Value creation processes don’t exist in isolation. They form complex networks where outputs from one process become inputs for another. Excellence requires understanding and managing these interconnections to ensure smooth flow and prevent local optimizations that harm overall performance.

For example, in an automobile manufacturing plant, the paint shop’s schedule must integrate with both upstream body assembly and downstream final assembly. Optimizing the paint shop’s efficiency in isolation (by running large batches of the same color) might create inefficiencies in final assembly where mixed-model production is needed to meet customer demands.

Process Measurement

Organizations need clear metrics to assess process performance in terms of value creation. These metrics must align with customer value definitions and provide actionable insights for improvement.

For instance, a customer service department might track:

    • First-call resolution rate (effectiveness)
    • Average handle time (efficiency)
    • Customer satisfaction scores (value delivery)
    • Employee satisfaction (process health)
    • Cost per interaction (resource utilization)

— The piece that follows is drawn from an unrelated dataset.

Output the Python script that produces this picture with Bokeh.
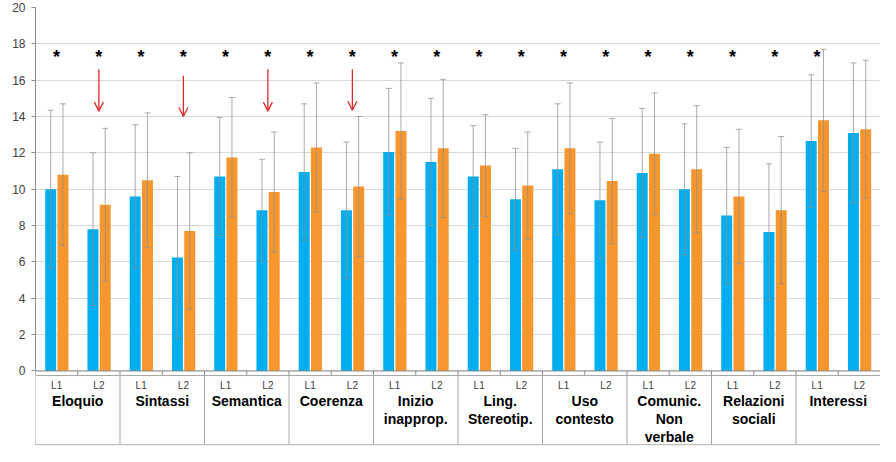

The Imperative of Integration

These building blocks of operational excellence – value creation and flow – must work together as an integrated system. Organizations often fail when they focus on one element while neglecting others. Excellence emerges from the thoughtful integration of all these elements, creating a coherent system that consistently delivers superior value to customers.

Discussion Questions:

  1. How does your organization define and measure customer value?
  2. What are the major barriers to flow in your key processes?
  3. How well integrated are the different elements of value creation in your organization?

Self-Assessment Questions:

  1. What are the key dimensions of customer value?
  2. How does the process architecture and integration affect value creation?
  3. What are the main requirements for creating flow in processes?